Чтобы ответить на него, надо вернуться к проблематике, занимавшей в 1920-е годы молодого Бахтина. Как в его воззрения вошло понятие диалога? Книга 1929 г. была прямым продолжением линии ранних бахтинских трактатов; в этой книге Бахтин решал проблему изображения свободной личности – «духа», «идеи» героя. Достоевский, по утверждению Бахтина, показал человека в его свободе; средством для этого стала поэтика «полифонического романа», в основе которой – «диалог» автора и героя. Будем называть этот диалог из ранней редакции «высоким диалогом».
Он организован по принципам возвышенной кантианской (в конечном счете христианской) этики: человек,т. е. «герой», для «автора» – не средство, но самоцель; автор озабочен полной реализацией «идеи» героя, его «последней правды» о мире и т. д. «Автор» и «герой» в таком диалоге противостоят друг другу как два равноправных духовных начала, две самостоятельные «правды»; диалог при этом – этическое событие их встречи.Что же мы имеем в творчестве Бахтина 1930-х годов? Что представляет феномен «карнавала»? «Карнавал», по моему убеждению, – не что иное, как выродившийся диалог,
причем вырождение состоит в утрате его субъектами свободы, иначе говоря, своего личностного начала. Не обосновывая здесь детально данного утверждения (оно обосновано в моих других работах[1188]), заключу лишь, что если говорить о карнавальной поэтике (по мысли Бахтина, воплощенной в романе Рабле), то «автор» и «герой» предстают в ней одержимыми духом карнавала. Что же это за дух? Точнее сказать, здесь не дух, а легион их, ворвавшихся в социальную жизнь в результате снятия всех идеологических запретов, воцарения нравственных «вольностей» карнавального времени. Понятие именно «вольности» (как субъективности) соотнесено с «карнавалом», – с «высоким» же диалогом, что уже было сказано, связана идея «свободы».Итак, на наш взгляд, «диалог» и «карнавал» – два не просто различных, но противоположных духовных феномена. Там, где «диалог» – там личность, разум, свобода; это область смыслов, света сознания, быть может, даже Логоса. «Карнавал» же – это разверзание непросветленной бытийственной бездны, явление дионисийского хаоса, помрачение разума и торжество стихий бессознательного. Диалог – это игра интеллекта, античная диалектика; карнавал – господство безумия; диалог – трезвость мысли, карнавал – разнуздание инстинктов; диалог, наконец, – это день, карнавал – ночь человеческой природы.
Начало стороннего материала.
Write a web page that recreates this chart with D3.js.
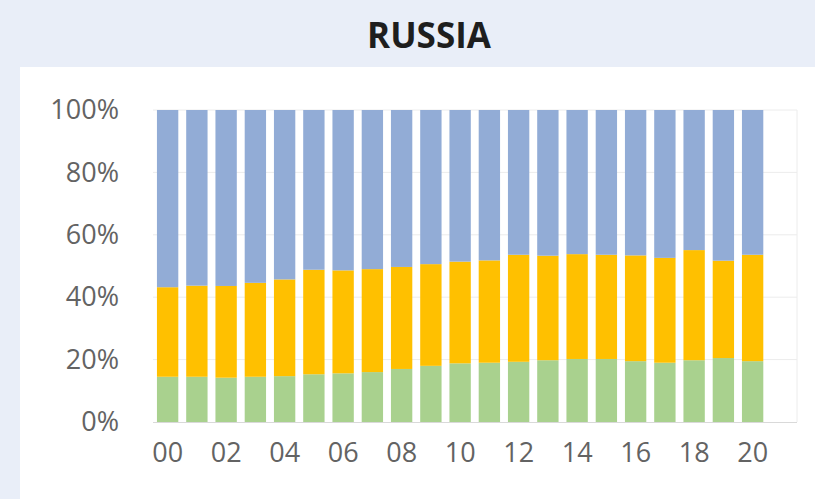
<!DOCTYPE html>
<html>
<head>
<meta charset="utf-8">
<script src="https://cdn.jsdelivr.net/npm/d3@7"></script>
<style>
  html, body { margin: 0; padding: 0; background: #e9eef8; }
  svg { display: block; }
</style>
</head>
<body>
<div id="chart"></div>
<script>
// years 2000..2020, shares in percent
const years = ['00','01','02','03','04','05','06','07','08','09','10','11','12','13','14','15','16','17','18','19','20'];
const green  = [14.5, 14.5, 14.2, 14.5, 14.7, 15.3, 15.6, 16.0, 17.0, 18.0, 18.8, 19.0, 19.3, 19.8, 20.2, 20.2, 19.5, 19.0, 19.8, 20.5, 19.5];
const yellow = [28.7, 29.2, 29.4, 30.1, 31.0, 33.5, 33.0, 33.0, 32.7, 32.6, 32.6, 32.8, 34.3, 33.5, 33.6, 33.4, 33.9, 33.6, 35.3, 31.2, 34.1];
const blue   = [56.8, 56.3, 56.4, 55.4, 54.3, 51.2, 51.4, 51.0, 50.3, 49.4, 48.6, 48.2, 46.4, 46.7, 46.2, 46.4, 46.6, 47.4, 44.9, 48.3, 46.4];
const yTicks = [0, 20, 40, 60, 80, 100];
const xTickLabels = ['00','02','04','06','08','10','12','14','16','18','20'];

const seriesKeys = ['green', 'yellow', 'blue'];
const colors = { green: '#a9d18e', yellow: '#ffc000', blue: '#92acd6' };

const width = 815, height = 499;
const plot = { left: 153, right: 797, top: 110, bottom: 422 };

const table = years.map((y, i) => ({ year: y, green: green[i], yellow: yellow[i], blue: blue[i] }));
const stacked = d3.stack().keys(seriesKeys)(table);

const svg = d3.select('#chart').append('svg')
    .attr('width', width)
    .attr('height', height);

// white panel
svg.append('rect')
    .attr('x', 20).attr('y', 67)
    .attr('width', width - 20).attr('height', height - 67)
    .attr('fill', '#ffffff');

svg.append('text')
    .attr('x', 429).attr('y', 48)
    .attr('text-anchor', 'middle')
    .style('font-family', '"Open Sans", sans-serif')
    .style('font-weight', 'bold')
    .style('font-size', '35px')
    .style('fill', '#1e1e1e')
    .text('RUSSIA');

const x = d3.scaleBand()
    .domain(years)
    .range([plot.left, plot.left + 29.25 * years.length])
    .paddingInner(0.27)
    .paddingOuter(0.135);

const y = d3.scaleLinear()
    .domain([0, 100])
    .range([plot.bottom, plot.top]);

// faint gridlines
svg.append('g')
    .selectAll('line')
    .data(yTicks.filter(d => d > 0))
    .join('line')
    .attr('x1', plot.left).attr('x2', plot.right)
    .attr('y1', d => y(d)).attr('y2', d => y(d))
    .attr('stroke', '#ececec')
    .attr('stroke-width', 1);

svg.append('line')
    .attr('x1', plot.right).attr('x2', plot.right)
    .attr('y1', plot.top).attr('y2', plot.bottom)
    .attr('stroke', '#ececec');

// bars
svg.append('g')
    .selectAll('g')
    .data(stacked)
    .join('g')
    .attr('fill', d => colors[d.key])
    .selectAll('rect')
    .data(d => d)
    .join('rect')
    .attr('x', d => x(d.data.year))
    .attr('width', x.bandwidth())
    .attr('y', d => y(d[1]))
    .attr('height', d => y(d[0]) - y(d[1]));

// x axis line
svg.append('line')
    .attr('x1', plot.left).attr('x2', plot.right)
    .attr('y1', plot.bottom + 0.5).attr('y2', plot.bottom + 0.5)
    .attr('stroke', '#d9d9d9');

// y axis labels
const yAxis = d3.axisLeft(y)
    .tickValues(yTicks)
    .tickFormat(d => d + '%')
    .tickSize(0)
    .tickPadding(0);

svg.append('g')
    .attr('transform', `translate(119,0)`)
    .call(yAxis)
    .call(g => g.select('.domain').remove())
    .call(g => g.selectAll('text')
        .style('font-family', '"Open Sans", sans-serif')
        .style('font-size', '27px')
        .style('fill', '#636363'));

// x axis labels
const xAxis = d3.axisBottom(x)
    .tickValues(xTickLabels)
    .tickSize(0)
    .tickPadding(0);

svg.append('g')
    .attr('transform', `translate(0,443)`)
    .call(xAxis)
    .call(g => g.select('.domain').remove())
    .call(g => g.selectAll('text')
        .style('font-family', '"Open Sans", sans-serif')
        .style('font-size', '27px')
        .style('fill', '#636363'));
</script>
</body>
</html>
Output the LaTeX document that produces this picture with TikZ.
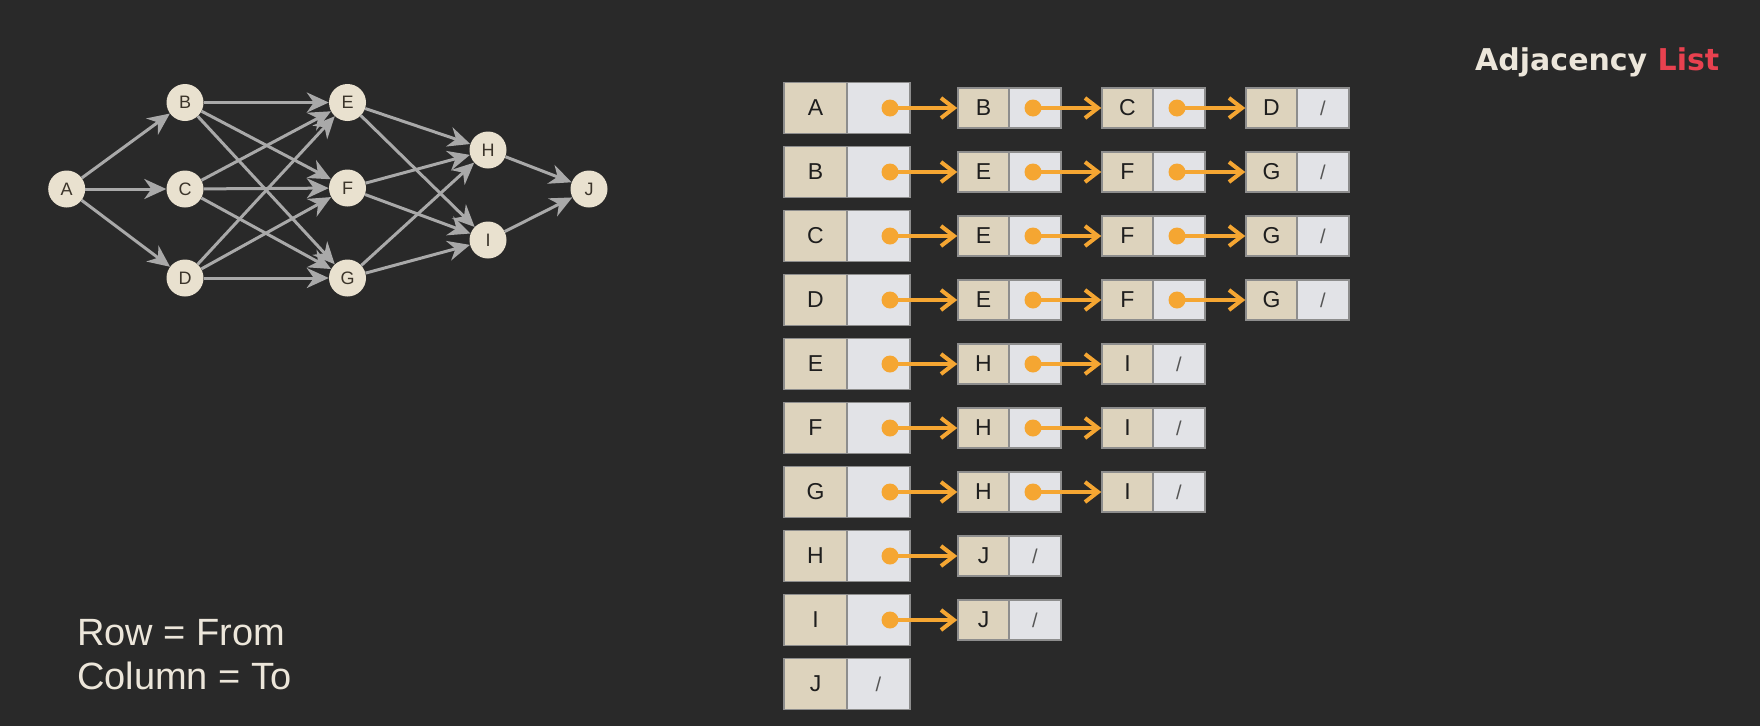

В бахтинской же книге 1963 г. в четвертой главе мы имеем «карнавализованный диалог».
Что это такое, зачем он понадобился Бахтину? Очевидно, это не тот «высокий» этический диалог, которому, собственно, посвящена основная бахтинская диалогическая концепция, присутствующая в обеих редакциях. Согласно ей, человек раскрывает свою глубинную «идею» в атмосфере «свободы». Но карнавал – способствует ли он такому раскрытию? Вот Бахтин рассуждает в IV главе второго издания по поводу типично «карнавального» диалога у Достоевского – «диалога» Мышкина и Настасьи Филипповны. Этот диалог разворачивается в ситуациях скандалов, истерик, припадков и всяческих эксцентричностей. Мышкин – изъятый из обыденности, как бы лишенный «жизненной плоти», неуместный в своих проявлениях «идиот»; Настасья Филипповна с ее метаниями и неизбывным надрывом – специфическая «безумная». «И вот, – пишет Бахтин, – вокруг этих двух центральных фигур романа – “идиота” и “безумной” – вся жизнь карнавализуется, превращается в “мир наизнанку”»[1189]. Гостиная оборачивается «карнавальной площадью», где разыгрывается «мениппейное действо»; в атмосфере всех охватившего безумия «обнажаются души» участников мениппеи. Страшные вещи на самом деле изображает Бахтин! «Мениппейное действо» под его пером предстает хлыстовским радением, Мышкин и Настасья Филипповна – хлыстовскими Христом и Богородицей; гостиная Иволгиных – «сионской горницей», хлыстовским «кораблем», где отправляется хлыстовский культ. В подобной атмосфере «веселой относительности», «вольного фамильярного контакта» всех и вся [1190] происходят последние онтологические подмены: «ад» и «рай» пересекаются, «переплетаются»[1191] и наконец, меняются местами, – «автор» же, «демиург» этого карнавального мира, заходится «карнавальным смехом»[1192], что ничуть не смягчается «редуцированностью» этого смеха.